**Data extract**

□ □ □ □ □ □ □

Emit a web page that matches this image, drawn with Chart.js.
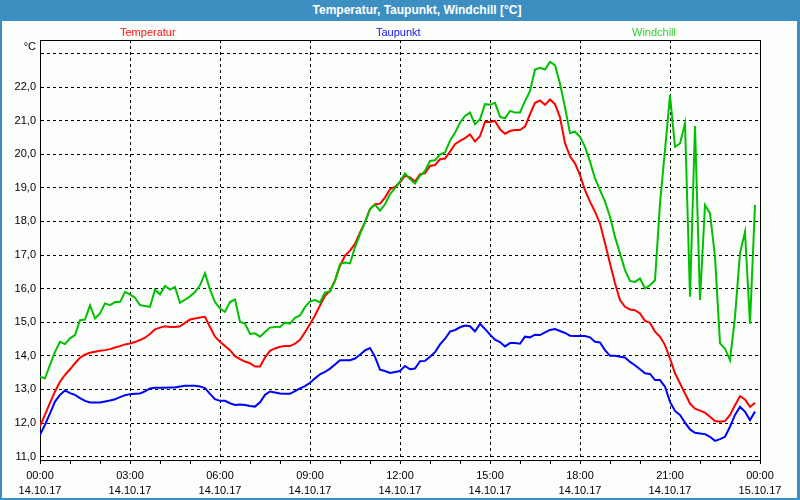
<!DOCTYPE html>
<html><head><meta charset="utf-8">
<script src="https://cdn.jsdelivr.net/npm/chart.js@4.4.1/dist/chart.umd.min.js"></script>
<style>
html,body{margin:0;padding:0;}
body{width:800px;height:500px;position:relative;background:#3d8fc2;overflow:hidden;font-family:"Liberation Sans",Arial,sans-serif;}
#title{position:absolute;left:0;top:0;width:834px;height:21px;line-height:20px;text-align:center;color:#fff;font-weight:bold;font-size:12px;}
#panel{position:absolute;left:2px;top:21px;width:795px;height:477px;background:#fcfefc;}
#c{position:absolute;left:0;top:0;}
</style></head>
<body>
<div id="title">Temperatur, Taupunkt, Windchill [°C]</div>
<div id="panel"></div>
<canvas id="c" width="800" height="500"></canvas>
<script>
// ---- data ----
const seriesNames = ['Temperatur', 'Taupunkt', 'Windchill'];
const stepMinutes = 10; // one reading every 10 minutes, from 00:00 14.10.17

const temperatur = [11.9,12.25,12.6,12.94,13.23,13.43,13.6,13.78,13.94,14.04,14.09,14.12,
 14.15,14.17,14.2,14.25,14.29,14.34,14.37,14.41,14.47,14.54,14.65,14.79,
 14.84,14.88,14.86,14.86,14.88,14.98,15.08,15.11,15.14,15.16,14.86,14.57,
 14.42,14.29,14.17,13.99,13.9,13.83,13.78,13.68,13.68,13.95,14.15,14.22,
 14.27,14.29,14.29,14.36,14.48,14.7,14.95,15.2,15.5,15.79,15.94,16.24,
 16.68,16.98,17.13,17.33,17.67,17.97,18.37,18.51,18.53,18.71,18.96,19.03,
 19.16,19.36,19.31,19.19,19.41,19.43,19.65,19.68,19.85,19.87,20.08,20.3,
 20.4,20.48,20.59,20.38,20.54,20.96,20.96,20.99,20.74,20.61,20.69,20.72,
 20.72,20.82,21.19,21.53,21.6,21.47,21.63,21.49,21.1,20.33,19.94,19.73,
 19.38,18.93,18.59,18.29,17.94,17.35,16.75,16.16,15.66,15.46,15.38,15.36,
 15.26,15.04,14.98,14.72,14.57,14.32,13.92,13.48,13.18,12.88,12.58,12.43,
 12.37,12.31,12.19,12.06,12.04,12.06,12.24,12.53,12.8,12.7,12.48,12.6];

const taupunkt = [11.65,11.95,12.29,12.64,12.84,12.97,12.89,12.84,12.74,12.66,12.61,12.61,
 12.61,12.64,12.67,12.71,12.77,12.83,12.86,12.87,12.88,12.94,13.03,13.05,
 13.05,13.05,13.06,13.06,13.09,13.11,13.11,13.11,13.09,13.04,12.87,12.71,
 12.66,12.66,12.59,12.54,12.55,12.54,12.51,12.49,12.62,12.84,12.94,12.91,
 12.88,12.87,12.87,12.95,13.03,13.1,13.2,13.33,13.45,13.52,13.62,13.74,
 13.87,13.87,13.87,13.92,14.03,14.16,14.23,13.97,13.59,13.55,13.49,13.52,
 13.55,13.7,13.6,13.62,13.84,13.85,13.97,14.11,14.34,14.51,14.72,14.77,
 14.85,14.9,14.88,14.73,14.95,14.8,14.63,14.48,14.41,14.28,14.38,14.38,
 14.36,14.57,14.55,14.63,14.62,14.7,14.77,14.8,14.74,14.68,14.6,14.59,
 14.59,14.59,14.55,14.42,14.4,14.17,14.0,14.0,13.97,13.95,13.82,13.72,
 13.6,13.48,13.46,13.28,13.28,13.08,12.63,12.36,12.24,12.01,11.81,11.71,
 11.69,11.67,11.59,11.47,11.52,11.59,11.89,12.24,12.48,12.34,12.09,12.34];

const windchill = [13.38,13.33,13.73,14.12,14.42,14.35,14.52,14.62,15.06,15.08,15.5,15.11,
 15.26,15.56,15.51,15.6,15.6,15.9,15.83,15.73,15.51,15.48,15.46,15.97,
 15.83,16.08,15.97,16.05,15.58,15.67,15.77,15.9,16.1,16.46,15.97,15.6,
 15.41,15.31,15.6,15.68,15.01,14.96,14.65,14.67,14.57,14.71,14.84,14.86,
 14.86,14.99,14.96,15.13,15.2,15.45,15.62,15.66,15.59,15.89,15.91,16.24,
 16.73,16.78,16.75,17.23,17.62,17.97,18.37,18.5,18.32,18.51,18.81,18.99,
 19.19,19.43,19.26,19.13,19.36,19.5,19.8,19.82,20.0,20.05,20.4,20.64,
 20.94,21.14,21.24,20.89,21.04,21.49,21.47,21.53,21.11,21.07,21.29,21.24,
 21.24,21.58,21.88,22.52,22.57,22.52,22.75,22.65,22.1,21.4,20.63,20.67,
 20.52,20.22,19.78,19.28,18.93,18.59,18.14,17.54,17.05,16.55,16.23,16.2,
 16.3,16.01,16.1,16.25,18.54,20.12,21.76,20.22,20.32,20.92,15.76,20.84,
 15.66,18.49,18.24,16.95,14.37,14.22,13.87,15.16,17.05,17.69,14.96,18.49];

const yTickValues = [11,12,13,14,15,16,17,18,19,20,21,22,23];
const xTickMinutes = [0,60,120,180,240,300,360,420,480,540,600,660,720,780,840,900,960,1020,1080,1140,1200,1260,1320,1380,1440];
const xMajorMinutes = [0,180,360,540,720,900,1080,1260,1440];
const xTimeLabels = ['00:00','03:00','06:00','09:00','12:00','15:00','18:00','21:00','00:00'];
const xDateLabels = ['14.10.17','14.10.17','14.10.17','14.10.17','14.10.17','14.10.17','14.10.17','14.10.17','15.10.17'];
const yUnit = '°C';

// ---- styles ----
const FONT = '"Liberation Sans", Arial, sans-serif';
const lineColors = ['#ff0000', '#0000ff', '#00c000'];
const legendColors = ['#ff1010', '#1010ff', '#30d030'];
const legendX = [120, 376, 632];

const toPoints = arr => arr.map((v, i) => ({x: i * stepMinutes, y: v}));
const seriesValues = [temperatur, taupunkt, windchill];

const overlay = {
  id: 'overlay',
  afterDraw(chart) {
    const {ctx, chartArea: a} = chart;
    ctx.save();
    ctx.strokeStyle = '#000';
    ctx.lineWidth = 1;
    ctx.setLineDash([]);
    ctx.beginPath();
    ctx.moveTo(a.left, a.top + 0.5); ctx.lineTo(a.right + 1, a.top + 0.5);
    ctx.moveTo(a.right + 0.5, a.top); ctx.lineTo(a.right + 0.5, a.bottom + 1);
    ctx.stroke();
    ctx.font = '11px ' + FONT;
    ctx.textBaseline = 'alphabetic';
    ctx.textAlign = 'left';
    seriesNames.forEach((n, i) => { ctx.fillStyle = legendColors[i]; ctx.fillText(n, legendX[i], 36); });
    ctx.textAlign = 'right';
    ctx.fillStyle = '#000';
    ctx.fillText(yUnit, a.left - 4, 50);
    ctx.restore();
  }
};

new Chart(document.getElementById('c'), {
  type: 'line',
  data: {
    datasets: seriesNames.map((name, i) => ({
      label: name,
      data: toPoints(seriesValues[i]),
      borderColor: lineColors[i],
      backgroundColor: lineColors[i],
      borderWidth: 2,
      pointRadius: 0,
      tension: 0,
      fill: false,
      order: 3 - i
    }))
  },
  options: {
    responsive: false,
    animation: false,
    layout: {padding: {left: 0, top: 40, right: 40, bottom: 0}},
    plugins: {legend: {display: false}, title: {display: false}, tooltip: {enabled: false}},
    scales: {
      x: {
        type: 'linear', min: 0, max: 1440,
        afterBuildTicks: s => { s.ticks = xTickMinutes.map(v => ({value: v})); },
        afterFit: s => { s.height = 40; },
        ticks: {
          autoSkip: false, maxRotation: 0, minRotation: 0, padding: 4, color: '#000',
          font: {family: FONT, size: 11, lineHeight: '15px'},
          callback: v => { const k = xMajorMinutes.indexOf(v); return k < 0 ? '' : [xTimeLabels[k], xDateLabels[k]]; }
        },
        grid: {
          color: c => (c.tick && xMajorMinutes.indexOf(c.tick.value) >= 0) ? '#000' : 'rgba(0,0,0,0)',
          tickColor: '#000', tickLength: 4, lineWidth: 1, drawTicks: true
        },
        border: {display: true, color: '#000', width: 1, dash: [3, 3]}
      },
      y: {
        min: 10.9, max: 23.4,
        afterBuildTicks: s => { s.ticks = yTickValues.map(v => ({value: v})); },
        afterFit: s => { s.width = 40; },
        ticks: {
          padding: 4, color: '#000', font: {family: FONT, size: 11},
          callback: v => v === 23 ? '' : v.toFixed(1).replace('.', ',')
        },
        grid: {color: '#000', drawTicks: false, lineWidth: 1},
        border: {display: true, color: '#000', width: 1, dash: [3, 3]}
      }
    }
  },
  plugins: [overlay]
});
</script>
</body></html>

□ □ □ □ □ □ □

Please extract exactly the lines of the data, from the first through the line containing "const stepMinutes = 10;", and add no pictures to the copy.

**Output for this exercise**
Emit a web page that matches this image, drawn with Chart.js.
<!DOCTYPE html>
<html><head><meta charset="utf-8">
<script src="https://cdn.jsdelivr.net/npm/chart.js@4.4.1/dist/chart.umd.min.js"></script>
<style>
html,body{margin:0;padding:0;}
body{width:800px;height:500px;position:relative;background:#3d8fc2;overflow:hidden;font-family:"Liberation Sans",Arial,sans-serif;}
#title{position:absolute;left:0;top:0;width:834px;height:21px;line-height:20px;text-align:center;color:#fff;font-weight:bold;font-size:12px;}
#panel{position:absolute;left:2px;top:21px;width:795px;height:477px;background:#fcfefc;}
#c{position:absolute;left:0;top:0;}
</style></head>
<body>
<div id="title">Temperatur, Taupunkt, Windchill [°C]</div>
<div id="panel"></div>
<canvas id="c" width="800" height="500"></canvas>
<script>
// ---- data ----
const seriesNames = ['Temperatur', 'Taupunkt', 'Windchill'];
const stepMinutes = 10; // one reading every 10 minutes, from 00:00 14.10.17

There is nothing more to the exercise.